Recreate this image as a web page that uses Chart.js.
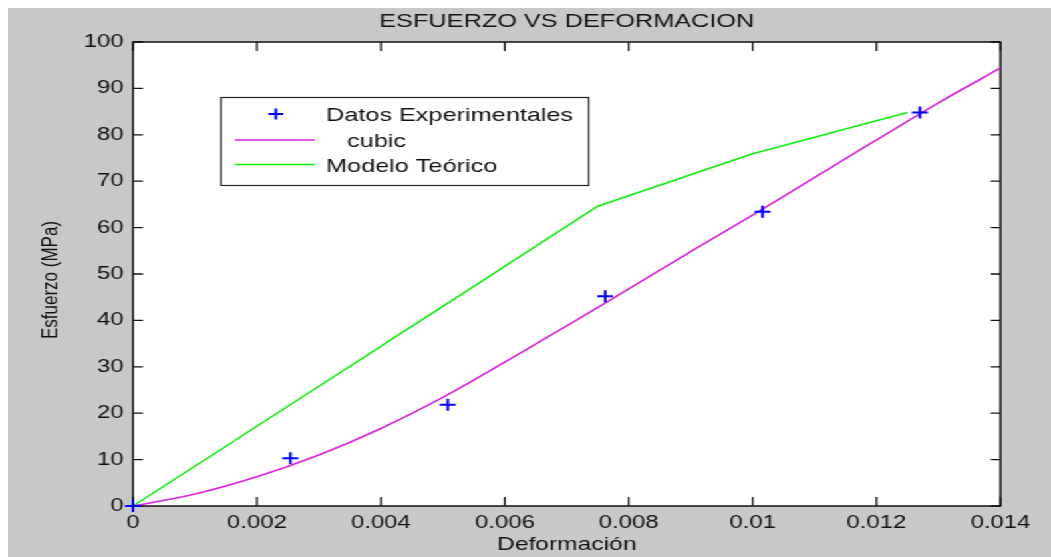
<!DOCTYPE html>
<html>
<head>
<meta charset="utf-8">
<script src="https://cdn.jsdelivr.net/npm/chart.js@4/dist/chart.umd.min.js"></script>
<style>
  html, body { margin: 0; padding: 0; background: #fff; overflow: hidden; }
  /* the reference is a stretched matlab figure, so the whole figure is stretched the same way */
  #fig {
    position: absolute; left: 8px; top: 8px;
    width: 784px; height: 549px;
    background: #c8c8c8;
    transform: scaleX(1.3304); transform-origin: 0 0;
  }
</style>
</head>
<body>
<div id="fig"><canvas id="chart"></canvas></div>
<script>
const titleText = "ESFUERZO VS DEFORMACION";
const xTitle = "Deformación";
const yTitle = "Esfuerzo (MPa)";

const xTickValues = [0, 0.002, 0.004, 0.006, 0.008, 0.01, 0.012, 0.014];
const xTickLabels = ["0", "0.002", "0.004", "0.006", "0.008", "0.01", "0.012", "0.014"];
const yTickValues = [0, 10, 20, 30, 40, 50, 60, 70, 80, 90, 100];
const yTickLabels = ["0", "10", "20", "30", "40", "50", "60", "70", "80", "90", "100"];

// Datos Experimentales
const expX = [0, 0.00254, 0.00508, 0.00762, 0.01016, 0.0127];
const expY = [0, 10.3, 21.8, 45.2, 63.4, 84.8];

// cubic
const cubicX = [0, 0.001, 0.002, 0.003, 0.004, 0.005, 0.006, 0.007, 0.008, 0.009, 0.010, 0.011, 0.012, 0.013, 0.014];
const cubicY = [0, 2.6, 6.3, 11.0, 16.7, 23.4, 31.0, 38.8, 46.8, 54.8, 62.7, 70.8, 78.9, 86.9, 94.4];

// Modelo Teórico
const modelX = [0, 0.0025, 0.005, 0.0075, 0.01, 0.0125];
const modelY = [0, 21.5, 43.0, 64.6, 75.9, 84.8];

const legendLabels = ["Datos Experimentales", "   cubic", "Modelo Teórico"];

const FONT = "'Liberation Sans', Arial, sans-serif";
const INK = "#111";

function toPoints(xs, ys) {
  return xs.map((x, i) => ({ x, y: ys[i] }));
}

const matlabFrame = {
  id: "matlabFrame",
  beforeDatasetsDraw(chart) {
    const { ctx, chartArea: a, scales } = chart;
    ctx.save();
    ctx.fillStyle = "#fff";
    ctx.fillRect(a.left, a.top, a.right - a.left, a.bottom - a.top);
    ctx.strokeStyle = "#111";
    ctx.lineWidth = 1.5;
    ctx.strokeRect(a.left, a.top, a.right - a.left, a.bottom - a.top);

    // inward ticks on all four sides
    ctx.lineWidth = 1.3;
    ctx.beginPath();
    xTickValues.forEach((v) => {
      const px = scales.x.getPixelForValue(v);
      ctx.moveTo(px, a.bottom); ctx.lineTo(px, a.bottom - 9);
      ctx.moveTo(px, a.top); ctx.lineTo(px, a.top + 9);
    });
    yTickValues.forEach((v) => {
      const py = scales.y.getPixelForValue(v);
      ctx.moveTo(a.left, py); ctx.lineTo(a.left + 7.5, py);
      ctx.moveTo(a.right, py); ctx.lineTo(a.right - 7.5, py);
    });
    ctx.stroke();
    ctx.restore();
  },
  afterDatasetsDraw(chart) {
    const { ctx, chartArea: a } = chart;
    const ds = chart.data.datasets;
    ctx.save();
    ctx.fillStyle = INK;
    ctx.textAlign = "center";
    ctx.textBaseline = "middle";

    ctx.font = `19px ${FONT}`;
    ctx.fillText(titleText, (a.left + a.right) / 2, 14);

    ctx.font = `18.5px ${FONT}`;
    ctx.fillText(xTitle, (a.left + a.right) / 2, 537);

    ctx.save();
    ctx.translate(32, 272);
    ctx.rotate(-Math.PI / 2);
    ctx.font = `17px ${FONT}`;
    ctx.fillText(yTitle, 0, 0);
    ctx.restore();

    // legend box
    const box = { x: 160, y: 89.5, w: 276.5, h: 88 };
    ctx.fillStyle = "#fff";
    ctx.fillRect(box.x, box.y, box.w, box.h);
    ctx.strokeStyle = "#222";
    ctx.lineWidth = 1.2;
    ctx.strokeRect(box.x, box.y, box.w, box.h);

    // marker sample
    ctx.strokeStyle = ds[0].borderColor;
    ctx.lineWidth = ds[0].borderWidth;
    ctx.beginPath();
    ctx.moveTo(201.4 - 5.6, 106); ctx.lineTo(201.4 + 5.6, 106);
    ctx.moveTo(201.4, 100.5); ctx.lineTo(201.4, 111.5);
    ctx.stroke();

    // line samples
    [[1, 132], [2, 156.5]].forEach(([i, y]) => {
      ctx.strokeStyle = ds[i].borderColor;
      ctx.lineWidth = ds[i].borderWidth;
      ctx.beginPath();
      ctx.moveTo(170.6, y); ctx.lineTo(230.8, y);
      ctx.stroke();
    });

    ctx.fillStyle = INK;
    ctx.textAlign = "left";
    ctx.textBaseline = "alphabetic";
    ctx.font = `19px ${FONT}`;
    ctx.fillText(legendLabels[0], 239, 112.5);
    ctx.fillText(legendLabels[1], 239, 139);
    ctx.fillText(legendLabels[2], 239, 164);
    ctx.restore();
  },
};

new Chart(document.getElementById("chart"), {
  type: "scatter",
  data: {
    datasets: [
      {
        label: legendLabels[0],
        data: toPoints(expX, expY),
        showLine: false,
        pointStyle: "cross",
        pointRadius: 6,
        pointBorderWidth: 2,
        borderWidth: 2,
        borderColor: "#0000ff",
        backgroundColor: "#0000ff",
        clip: false,
      },
      {
        label: legendLabels[1],
        data: toPoints(cubicX, cubicY),
        showLine: true,
        pointRadius: 0,
        borderColor: "#dd22dd",
        borderWidth: 1.6,
        cubicInterpolationMode: "monotone",
        clip: false,
      },
      {
        label: legendLabels[2],
        data: toPoints(modelX, modelY),
        showLine: true,
        pointRadius: 0,
        borderColor: "#11ee11",
        borderWidth: 1.6,
        tension: 0,
        clip: false,
      },
    ],
  },
  options: {
    responsive: true,
    maintainAspectRatio: false,
    animation: false,
    events: [],
    layout: { padding: { left: 0, top: 34, right: 38, bottom: 0 } },
    plugins: {
      legend: { display: false },
      tooltip: { enabled: false },
      title: { display: false },
    },
    scales: {
      x: {
        type: "linear",
        min: 0,
        max: 0.014,
        grid: { display: false, drawTicks: false },
        border: { display: false },
        afterBuildTicks: (scale) => {
          scale.ticks = xTickValues.map((value) => ({ value }));
        },
        afterFit: (scale) => { scale.height = 51; },
        ticks: {
          padding: 6,
          maxRotation: 0,
          autoSkip: false,
          color: INK,
          font: { family: FONT, size: 18 },
          callback: (value, i) => xTickLabels[i],
        },
      },
      y: {
        type: "linear",
        min: 0,
        max: 100,
        grid: { display: false, drawTicks: false },
        border: { display: false },
        afterBuildTicks: (scale) => {
          scale.ticks = yTickValues.map((value) => ({ value }));
        },
        afterFit: (scale) => { scale.width = 94; },
        ticks: {
          padding: 7,
          autoSkip: false,
          color: INK,
          font: { family: FONT, size: 18 },
          callback: (value, i) => yTickLabels[i],
        },
      },
    },
  },
  plugins: [matlabFrame],
});
</script>
</body>
</html>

----------------------------------------

Written exercise: Go from the first line of the listing to the line holding "ctx.strokeRect(a.left, a.top, a.right" and, please, transcribe those lines exactly, both included, with no pictures.

Exercise answer:
Recreate this image as a web page that uses Chart.js.
<!DOCTYPE html>
<html>
<head>
<meta charset="utf-8">
<script src="https://cdn.jsdelivr.net/npm/chart.js@4/dist/chart.umd.min.js"></script>
<style>
  html, body { margin: 0; padding: 0; background: #fff; overflow: hidden; }
  /* the reference is a stretched matlab figure, so the whole figure is stretched the same way */
  #fig {
    position: absolute; left: 8px; top: 8px;
    width: 784px; height: 549px;
    background: #c8c8c8;
    transform: scaleX(1.3304); transform-origin: 0 0;
  }
</style>
</head>
<body>
<div id="fig"><canvas id="chart"></canvas></div>
<script>
const titleText = "ESFUERZO VS DEFORMACION";
const xTitle = "Deformación";
const yTitle = "Esfuerzo (MPa)";

const xTickValues = [0, 0.002, 0.004, 0.006, 0.008, 0.01, 0.012, 0.014];
const xTickLabels = ["0", "0.002", "0.004", "0.006", "0.008", "0.01", "0.012", "0.014"];
const yTickValues = [0, 10, 20, 30, 40, 50, 60, 70, 80, 90, 100];
const yTickLabels = ["0", "10", "20", "30", "40", "50", "60", "70", "80", "90", "100"];

// Datos Experimentales
const expX = [0, 0.00254, 0.00508, 0.00762, 0.01016, 0.0127];
const expY = [0, 10.3, 21.8, 45.2, 63.4, 84.8];

// cubic
const cubicX = [0, 0.001, 0.002, 0.003, 0.004, 0.005, 0.006, 0.007, 0.008, 0.009, 0.010, 0.011, 0.012, 0.013, 0.014];
const cubicY = [0, 2.6, 6.3, 11.0, 16.7, 23.4, 31.0, 38.8, 46.8, 54.8, 62.7, 70.8, 78.9, 86.9, 94.4];

// Modelo Teórico
const modelX = [0, 0.0025, 0.005, 0.0075, 0.01, 0.0125];
const modelY = [0, 21.5, 43.0, 64.6, 75.9, 84.8];

const legendLabels = ["Datos Experimentales", "   cubic", "Modelo Teórico"];

const FONT = "'Liberation Sans', Arial, sans-serif";
const INK = "#111";

function toPoints(xs, ys) {
  return xs.map((x, i) => ({ x, y: ys[i] }));
}

const matlabFrame = {
  id: "matlabFrame",
  beforeDatasetsDraw(chart) {
    const { ctx, chartArea: a, scales } = chart;
    ctx.save();
    ctx.fillStyle = "#fff";
    ctx.fillRect(a.left, a.top, a.right - a.left, a.bottom - a.top);
    ctx.strokeStyle = "#111";
    ctx.lineWidth = 1.5;
    ctx.strokeRect(a.left, a.top, a.right - a.left, a.bottom - a.top);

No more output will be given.